We can now also define the operations of maximum and minimum for two numbers \(a, b \in \mathbb{R}\) as:

\[\begin{align*} \text{max}(a, b) & = \begin{cases} a & \text{if } a \geq b \\ b & \text{if } b \geq a \end{cases} \\ \text{min}(a, b) & = \begin{cases} a & \text{if } a \leq b \\ b & \text{if } b \leq a \end{cases} \end{align*} \]

This then also leads to another definition of the absolute value of a real number \(x\) as:

\[|x| = \text{max}(x, -x) = \begin{cases} x & \text{if } x \geq 0 \\ -x & \text{if } x < 0 \end{cases} \]

Maximum and Minimum of a Set

With our knowledge of intervals and bounds, we can now also extend the definition of the maximum and minimum to sets of real numbers. We can define the maximum and minimum of a set \(A \subseteq \mathbb{R}\) as:

Maximum: A real number \(c\) is the maximum of \(A\) if it is an upper bound of \(A\) so \(\forall a \in A: a \leq c\) and \(c \in A\). We then write \(\text{max}(A) = c\).
Minimum: A real number \(c\) is the minimum of \(A\) if it is a lower bound of \(A\) so \(\forall a \in A: a \geq c\) and \(c \in A\). We then write \(\text{min}(A) = c\).

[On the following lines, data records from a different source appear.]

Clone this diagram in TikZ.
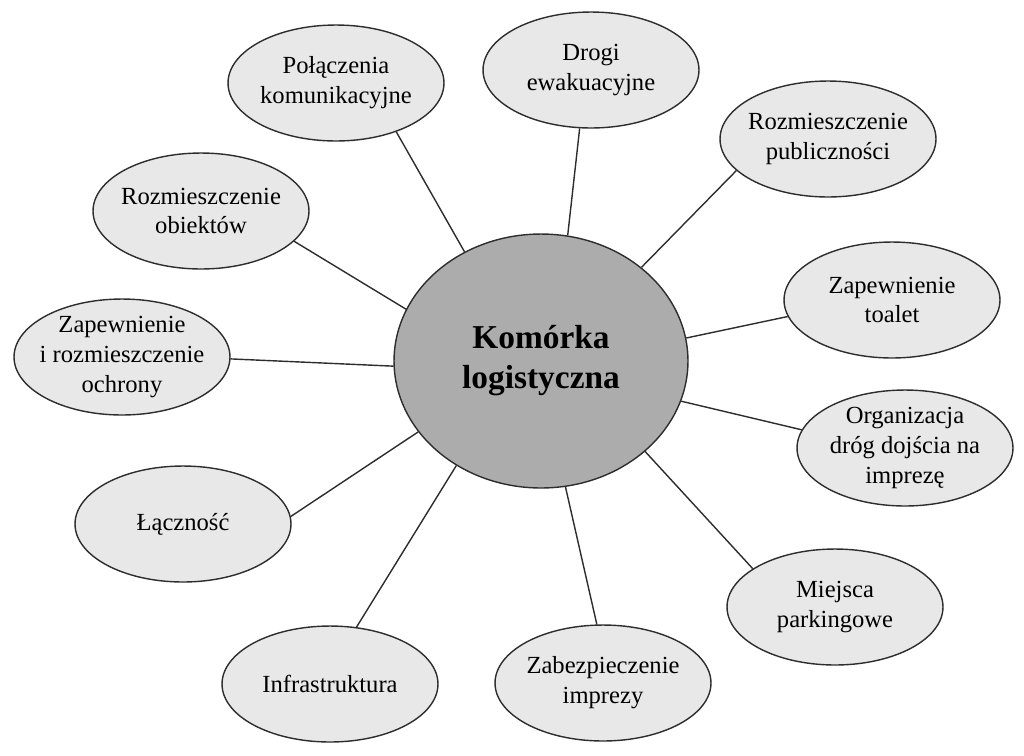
\documentclass[tikz,border=0pt]{standalone}
\usepackage{fontspec}
\setmainfont{Liberation Serif}
\usepackage{xcolor}
\definecolor{LightGray}{RGB}{232,232,232}
\definecolor{MidGray}{RGB}{172,172,172}
\definecolor{LineGray}{RGB}{45,45,45}
\usetikzlibrary{shapes}

\begin{document}
\begin{tikzpicture}[x=0.02cm, y=-0.02cm,
	leaf/.style={ellipse, draw=LineGray, fill=LightGray, line width=0.8pt, minimum width=4.32cm, minimum height=2.32cm, inner xsep=-12pt, inner ysep=-4pt, align=center, font=\fontsize{14}{17}\selectfont},
	hub/.style={ellipse, draw=LineGray, fill=MidGray, line width=0.8pt, minimum width=5.88cm, minimum height=5.08cm, align=center, font=\fontsize{19}{22.7}\selectfont\bfseries},
	link/.style={draw=LineGray, line width=0.8pt}]
	\useasboundingbox (0,0) rectangle (1024,755);

	\node[hub] (kom) at (541,361) {Komórka\\logistyczna};

	\node[leaf] (pol)   at (336,83)  {Połączenia\\komunikacyjne};
	\node[leaf] (drogi) at (591,70)  {Drogi\\ewakuacyjne};
	\node[leaf] (publ)  at (828,139) {Rozmieszczenie\\publiczności};
	\node[leaf] (toal)  at (892,300) {Zapewnienie\\toalet};
	\node[leaf] (org)   at (905,448) {Organizacja\\dróg dojścia na\\imprezę};
	\node[leaf] (park)  at (835,607) {Miejsca\\parkingowe};
	\node[leaf] (zabez) at (603,683) {Zabezpieczenie\\imprezy};
	\node[leaf] (infra) at (330,684) {Infrastruktura};
	\node[leaf] (lacz)  at (183,524) {Łączność};
	\node[leaf] (ochr)  at (122,357) {Zapewnienie\\i rozmieszczenie\\ochrony};
	\node[leaf] (obie)  at (201,211) {Rozmieszczenie\\obiektów};

	% spokes, right side
	\draw[link] (kom.125)   -- (pol.-39);
	\draw[link] (kom.78)    -- (drogi.-101);
	\draw[link] (kom.43)    -- (publ.199);
	\draw[link] (kom.9)     -- (toal.189);
	\draw[link] (kom.-16.5) -- (org.170);
	\draw[link] (kom.-41.6) -- (park.155);
	% spokes, left side
	\draw[link] (kom.-79)   -- (zabez.96);
	\draw[link] (kom.-129)  -- (infra.65);
	\draw[link] (kom.-150)  -- (lacz.4);
	\draw[link] (kom.-178)  -- (ochr.-1);
	\draw[link] (kom.159)   -- (obie.-18);
\end{tikzpicture}
\end{document}
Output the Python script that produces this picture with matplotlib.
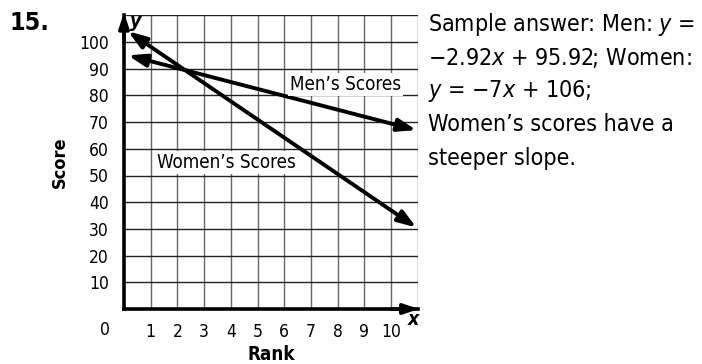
import matplotlib
matplotlib.use("Agg")
import matplotlib.pyplot as plt

# ---- data ----
rank_ticks = [1, 2, 3, 4, 5, 6, 7, 8, 9, 10]
score_ticks = [10, 20, 30, 40, 50, 60, 70, 80, 90, 100]
men_x = [0.15, 10.95]
men_y = [95.0, 67.0]
women_x = [0.15, 10.95]
women_y = [104.0, 30.5]
men_label = "Men\u2019s Scores"
women_label = "Women\u2019s Scores"
answer_lines = [
    "Sample answer: Men: $y$ =",
    "\u22122.92$x$ + 95.92; Women:",
    "$y$ = \u22127$x$ + 106;",
    "Women\u2019s scores have a",
    "steeper slope.",
]

plt.rcParams["font.family"] = ["DejaVu Sans"]
plt.rcParams["font.stretch"] = "condensed"
plt.rcParams["mathtext.fontset"] = "custom"
plt.rcParams["mathtext.it"] = "DejaVu Sans:italic:stretch=condensed"
plt.rcParams["mathtext.rm"] = "DejaVu Sans:stretch=condensed"

W, H = 702, 364
fig = plt.figure(figsize=(W / 100, H / 100), dpi=100)

x0, y0 = 124, 309          # pixel of origin (from top)
unit = 26.7                # px per grid cell
ax = fig.add_axes([x0 / W, (H - y0) / H, 11 * unit / W, 11 * unit / H])
ax.set_xlim(0, 11)
ax.set_ylim(0, 110)

for v in range(1, 12):
    ax.axvline(v, color="#666666", lw=1.0, zorder=1)
for v in range(10, 111, 10):
    ax.axhline(v, color="#222222", lw=1.0, zorder=1)

for s in ["top", "right"]:
    ax.spines[s].set_visible(False)
for s in ["left", "bottom"]:
    ax.spines[s].set_linewidth(2.6)
    ax.spines[s].set_color("black")
    ax.spines[s].set_zorder(3)

ax.set_xticks(rank_ticks)
ax.set_yticks(score_ticks)
ax.tick_params(length=0, labelsize=12.5, pad=11)
ax.tick_params(axis="x", pad=10)

# axis arrows
ax.annotate("", xy=(0, 111), xytext=(0, 100), annotation_clip=False,
            arrowprops=dict(arrowstyle="-|>,head_length=0.9,head_width=0.3",
                            color="black", lw=2.6, shrinkA=0, shrinkB=0))
ax.annotate("", xy=(11.05, 0), xytext=(10, 0), annotation_clip=False,
            arrowprops=dict(arrowstyle="-|>,head_length=0.9,head_width=0.3",
                            color="black", lw=2.6, shrinkA=0, shrinkB=0))

# data lines
for xs, ys in [(men_x, men_y), (women_x, women_y)]:
    ax.annotate("", xy=(xs[1], ys[1]), xytext=(xs[0], ys[0]), annotation_clip=False,
                arrowprops=dict(arrowstyle="<|-|>,head_length=1.1,head_width=0.38",
                                color="black", lw=2.8, shrinkA=0, shrinkB=0),
                zorder=4)

ax.text(8.3, 84, men_label, ha="center", va="center", fontsize=13.5, zorder=5,
        bbox=dict(facecolor="white", edgecolor="none", pad=1.5))
ax.text(3.85, 55, women_label, ha="center", va="center", fontsize=13.5, zorder=5,
        bbox=dict(facecolor="white", edgecolor="none", pad=1.5))

# labels
ax.text(-0.52, -8, "0", ha="right", va="center", fontsize=12.5)
ax.text(10.62, -4.0, "x", ha="left", va="center", fontsize=14, fontweight="bold",
        style="italic")
ax.text(0.22, 107.5, "y", ha="left", va="center", fontsize=14, fontweight="bold",
        style="italic")
fig.text(60 / W, 1 - 162 / H, "Score", rotation=90, ha="center", va="center",
         fontsize=13, fontweight="bold")
fig.text(271 / W, 1 - 355 / H, "Rank", ha="center", va="center",
         fontsize=13.5, fontweight="bold")
fig.text(9 / W, 1 - 22.5 / H, "15.", ha="left", va="center", fontsize=18,
         fontweight="bold")

for i, line in enumerate(answer_lines):
    fig.text(428 / W, 1 - (24 + 33.5 * i) / H, line, ha="left", va="center",
             fontsize=16.7)

fig.savefig("out.png", dpi=100)
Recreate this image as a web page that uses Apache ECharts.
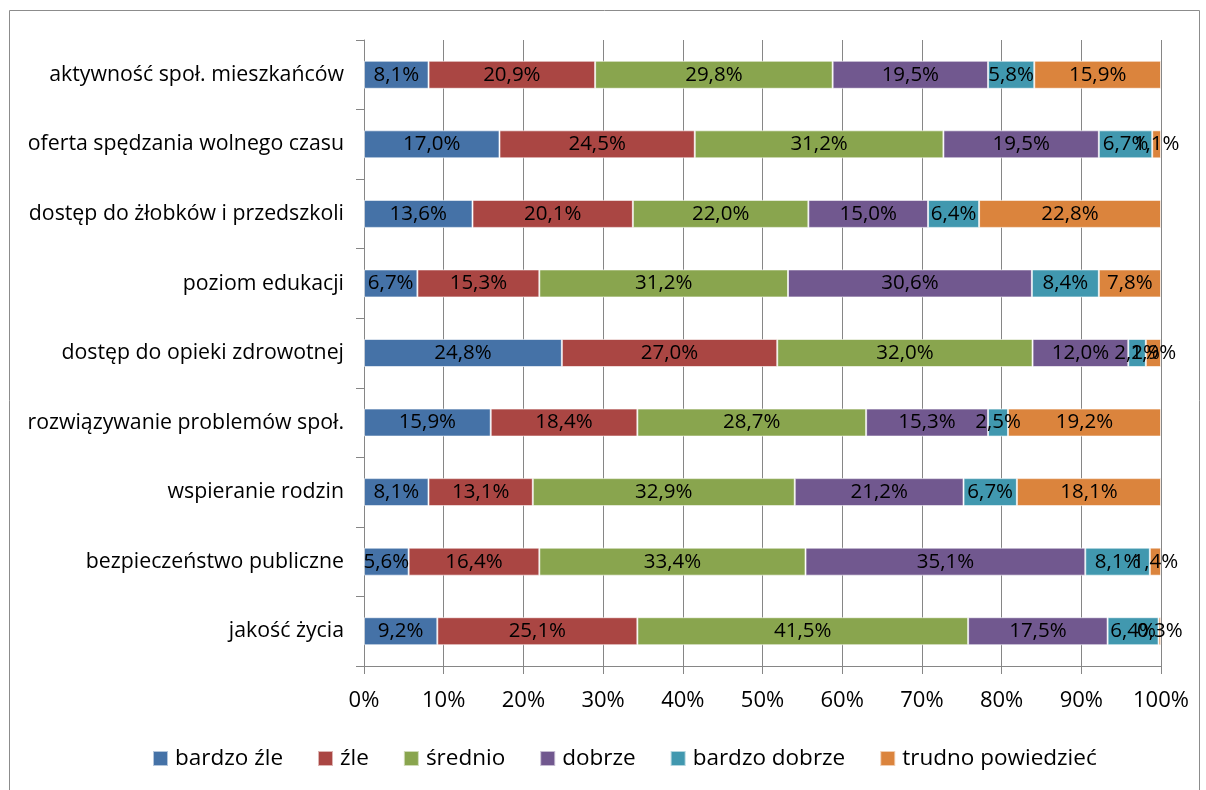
<!DOCTYPE html>
<html><head><meta charset="utf-8">
<script src="https://cdn.jsdelivr.net/npm/echarts@6/dist/echarts.min.js"></script>
<style>html,body{margin:0;padding:0;background:#fff}#c{width:1206px;height:790px}</style>
</head><body><div id="c"></div>
<script>
// categories bottom to top
const categories = ['jakość życia','bezpieczeństwo publiczne','wspieranie rodzin','rozwiązywanie problemów społ.','dostęp do opieki zdrowotnej','poziom edukacji','dostęp do żłobków i przedszkoli','oferta spędzania wolnego czasu','aktywność społ. mieszkańców'];
const seriesNames = ['bardzo źle','źle','średnio','dobrze','bardzo dobrze','trudno powiedzieć'];
const bardzoZle = [9.2,5.6,8.1,15.9,24.8,6.7,13.6,17.0,8.1];
const zle = [25.1,16.4,13.1,18.4,27.0,15.3,20.1,24.5,20.9];
const srednio = [41.5,33.4,32.9,28.7,32.0,31.2,22.0,31.2,29.8];
const dobrze = [17.5,35.1,21.2,15.3,12.0,30.6,15.0,19.5,19.5];
const bardzoDobrze = [6.4,8.1,6.7,2.5,2.2,8.4,6.4,6.7,5.8];
const trudno = [0.3,1.4,18.1,19.2,1.9,7.8,22.8,1.1,15.9];
const xTicks = ['0%','10%','20%','30%','40%','50%','60%','70%','80%','90%','100%'];

const colors = ['#4572A7','#AA4643','#89A54E','#71588F','#4198AF','#DB843D'];
const all = [bardzoZle,zle,srednio,dobrze,bardzoDobrze,trudno];
const totals = categories.map((_,i)=>all.reduce((s,a)=>s+a[i],0));
const FONT = '"Open Sans"';

const series = all.map((arr,si)=>({
  name: seriesNames[si],
  type:'bar',
  stack:'total',
  barWidth:28,
  itemStyle:{color:colors[si],borderColor:'rgba(255,255,255,0.6)',borderWidth:1},
  label:{show:true,position:'inside',color:'#000',fontFamily:FONT,fontSize:20.5,
    formatter:p=>p.data.raw.toFixed(1).replace('.',',')+'%'},
  labelLayout:{hideOverlap:false},
  data: arr.map((v,i)=>({value: v/totals[i]*100, raw: v}))
}));

const chart = echarts.init(document.getElementById('c'),null,{renderer:'canvas'});
chart.setOption({
  animation:false,
  color:colors,
  graphic:[{type:'rect',shape:{x:9.5,y:10.5,width:1190,height:800},style:{fill:'none',stroke:'#8c8c8c',lineWidth:1},silent:true}],
  grid:{left:364,right:45,top:40,height:626,containLabel:false},
  legend:{bottom:15,left:147,itemWidth:15,itemHeight:15,itemGap:34,icon:'rect',
    textStyle:{fontFamily:FONT,fontSize:22.5,color:'#000',padding:[0,0,0,2]},data:seriesNames},
  xAxis:{type:'value',min:0,max:100,interval:10,
    axisLabel:{formatter:(v)=>xTicks[Math.round(v/10)],fontFamily:FONT,fontSize:22,color:'#000',margin:24},
    axisLine:{show:true,lineStyle:{color:'#868686',width:1}},
    axisTick:{show:true,length:8,lineStyle:{color:'#868686'}},
    splitLine:{show:true,lineStyle:{color:'#868686',width:1}}},
  yAxis:{type:'category',data:categories,
    axisLabel:{fontFamily:FONT,fontSize:21.3,color:'#000',margin:20},
    axisLine:{show:true,lineStyle:{color:'#868686',width:1}},
    axisTick:{show:true,length:8,lineStyle:{color:'#868686'}}},
  series
});
</script></body></html>
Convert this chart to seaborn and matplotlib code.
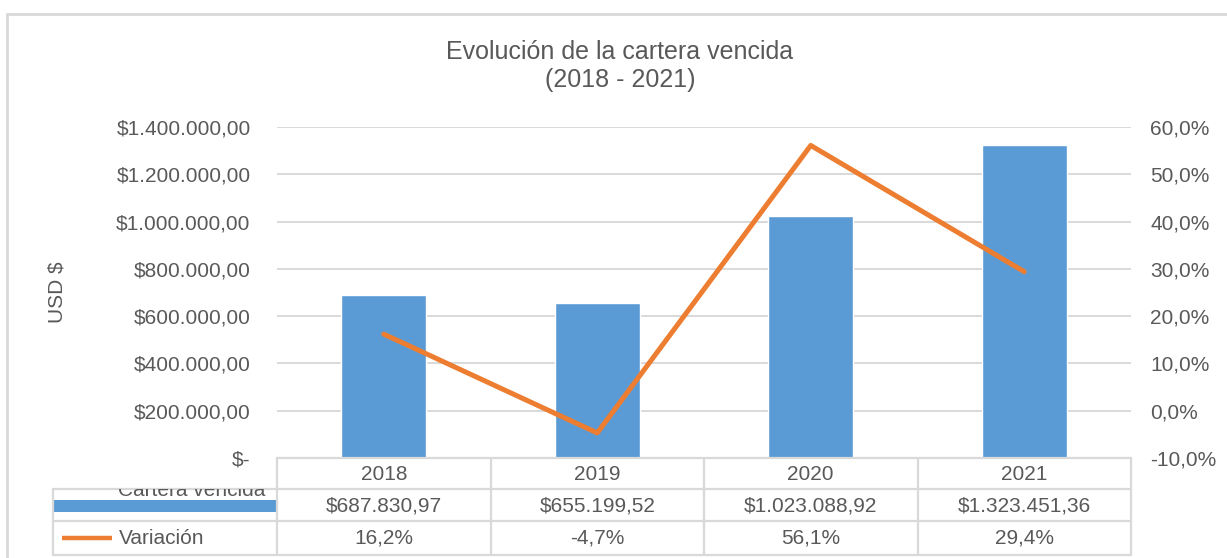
import numpy as np
import pandas as pd
import matplotlib
matplotlib.use("Agg")
import matplotlib.pyplot as plt
import matplotlib.transforms as mtransforms
from matplotlib.patches import Rectangle
from matplotlib.lines import Line2D
import seaborn as sns

# ---- data ----
years = ["2018", "2019", "2020", "2021"]
cartera = [687830.97, 655199.52, 1023088.92, 1323451.36]
variacion = [16.2, -4.7, 56.1, 29.4]
cartera_labels = ["$687.830,97", "$655.199,52", "$1.023.088,92", "$1.323.451,36"]
variacion_labels = ["16,2%", "-4,7%", "56,1%", "29,4%"]
left_ticks = [0, 200000, 400000, 600000, 800000, 1000000, 1200000, 1400000]
right_ticks = [-10, 0, 10, 20, 30, 40, 50, 60]
title1 = "Evolución de la cartera vencida"
title2 = "(2018 - 2021)"
ylabel = "USD $"
series_names = ["Cartera vencida", "Variación"]

BLUE = "#5B9BD5"
ORANGE = "#ED7D31"
TXT = "#595959"
GRID = "#D9D9D9"

sns.set_theme(style="white")
plt.rcParams["font.family"] = ["Liberation Sans", "DejaVu Sans"]

W, H = 1227, 558
fig = plt.figure(figsize=(W / 100, H / 100), dpi=100)

def fx(px):
    return px / W

def fy(py):
    return 1 - py / H

ax_l, ax_r, ax_t, ax_b = 277, 1131, 127, 458
ax = fig.add_axes([fx(ax_l), fy(ax_b), fx(ax_r) - fx(ax_l), fy(ax_t) - fy(ax_b)])

df = pd.DataFrame({"year": years, "cartera": cartera, "variacion": variacion})
sns.barplot(data=df, x="year", y="cartera", color=BLUE, saturation=1, width=0.4, ax=ax)
ax.set_ylim(0, 1400000)
ax.set_yticks(left_ticks)

def money(v):
    if v == 0:
        return "$-"
    s = f"{v:,.2f}".replace(",", "X").replace(".", ",").replace("X", ".")
    return "$" + s

ax.set_yticklabels([money(v) for v in left_ticks])
ax.yaxis.grid(True, color=GRID, lw=1.4)
ax.set_axisbelow(True)
for s in ["top", "left", "right"]:
    ax.spines[s].set_visible(False)
ax.spines["bottom"].set_color(GRID)
ax.spines["bottom"].set_linewidth(1.6)
ax.tick_params(axis="y", length=0, pad=19, labelsize=15, labelcolor=TXT)
ax.tick_params(axis="x", length=0, labelbottom=False)
ax.set_xlabel("")
ax.set_ylabel("")

ax2 = ax.twinx()
sns.lineplot(data=df, x="year", y="variacion", color=ORANGE, lw=3.6, sort=False, ax=ax2)
ax2.set_ylim(-10, 60)
ax2.set_yticks(right_ticks)
ax2.set_yticklabels([f"{v:.1f}%".replace(".", ",") for v in right_ticks])
ax2.tick_params(axis="y", length=0, pad=14, labelsize=15, labelcolor=TXT)
ax2.tick_params(axis="x", length=0, labelbottom=False)
ax2.set_ylabel("")
ax2.set_xlabel("")
for s in ax2.spines.values():
    s.set_visible(False)
ax.set_xlim(-0.5, 3.5)
ax2.set_xlim(-0.5, 3.5)

# ---- data table ----
tr = mtransforms.blended_transform_factory(ax.transData, fig.transFigure)
n = len(years)
row_top, row1, row2, row_bot = 459, 489, 521, 555
tbl_left = 53
lkw = dict(color=GRID, lw=1.6, clip_on=False)
for i in range(n + 1):
    fig.add_artist(Line2D([i - 0.5, i - 0.5], [fy(row_top), fy(row_bot)], transform=tr, **lkw))
for py in (row1, row2, row_bot):
    fig.add_artist(Line2D([fx(tbl_left), fx(ax_l)], [fy(py), fy(py)], transform=fig.transFigure, **lkw))
    fig.add_artist(Line2D([-0.5, n - 0.5], [fy(py), fy(py)], transform=tr, **lkw))
fig.add_artist(Line2D([fx(tbl_left), fx(tbl_left)], [fy(row1), fy(row_bot)], transform=fig.transFigure, **lkw))

for i in range(n):
    fig.text(i, fy(474), years[i], transform=tr, ha="center", va="center", fontsize=15, color=TXT)
    fig.text(i, fy(506), cartera_labels[i], transform=tr, ha="center", va="center", fontsize=15, color=TXT)
    fig.text(i, fy(538), variacion_labels[i], transform=tr, ha="center", va="center", fontsize=15, color=TXT)

# legend keys in table
clip = Rectangle((fx(tbl_left), fy(row_bot)), fx(ax_l) - fx(tbl_left), fy(row1) - fy(row_bot),
                 transform=fig.transFigure, visible=False)
fig.add_artist(clip)
t = fig.text(fx(118), fy(496), series_names[0], ha="left", va="baseline", fontsize=15, color=TXT)
t.set_clip_path(clip)
fig.add_artist(Rectangle((fx(54), fy(512)), fx(ax_l) - fx(54), fy(500) - fy(512),
                         transform=fig.transFigure, color=BLUE, lw=0))
fig.add_artist(Line2D([fx(62), fx(112)], [fy(538), fy(538)], transform=fig.transFigure,
                      color=ORANGE, lw=3.2, solid_capstyle="butt"))
fig.text(fx(119), fy(538), series_names[1], ha="left", va="center", fontsize=15, color=TXT)

# titles and axis label
fig.text(fx(620), fy(52), title1, ha="center", va="center", fontsize=18, color=TXT)
fig.text(fx(620), fy(80), title2, ha="center", va="center", fontsize=18, color=TXT)
fig.text(fx(57), fy(292), ylabel, ha="center", va="center", rotation=90, fontsize=15, color=TXT)

# chart border (partially cropped)
fig.add_artist(Line2D([fx(7), fx(7)], [fy(14), 0], transform=fig.transFigure, color=GRID, lw=2))
fig.add_artist(Line2D([fx(7), 1], [fy(14), fy(14)], transform=fig.transFigure, color=GRID, lw=2))

fig.savefig("out.png", dpi=100, facecolor="white")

Not all sets have a maximum or minimum also if the set is upper or lower bounded.

Supremum and Infimum

If we know an upper or lower bound of a set then all values that are greater or equal to the upper bound or smaller or equal to the lower bound are also bounds. But what if we wanted to find the closest bound to the set that is still a bound? This is where the supremum and infimum come in. We can define the supremum and infimum of a set \(A \subseteq \mathbb{R}\) and \(A \neq \emptyset\) as:

Supremum: A real number \(c\) is the supremum of \(A\) if it is the smallest upper bound of \(A\). In other words, \(c\) is an upper bound of \(A\) and if \(d\) is another upper bound of \(A\) then \(c \leq d\). We then write \(\sup A = c\).
Infimum: A real number \(c\) is the infimum of \(A\) if it is the largest lower bound of \(A\). In other words, \(c\) is a lower bound of \(A\) and if \(d\) is another lower bound of \(A\) then \(c \geq d\). We then write \(\inf A = c\).

So if a set has a maximum then the supremum is the same as the maximum and if a set has a minimum then the infimum is the same as the minimum. We can probaly also say many other things.

We can also describe the set of all upper or lower bounds of a set \(A\) as:

\[\begin{align*} \text{Upper bounds of } A & = \{c \in \mathbb{R} \mid \forall a \in A: a \leq c\} = [\sup(A), \infty\} \\ \text{Lower bounds of } A & = \{c \in \mathbb{R} \mid \forall a \in A: a \geq c\} = [\inf(A), -\infty\} \end{align*} \]

If \(A \subseteq B \subseteq \mathbb{R}\) then:

If \(B\) is bounded above then \(\sup A \leq \sup B\).
If \(B\) is bounded below then \(\inf A \geq \inf B\).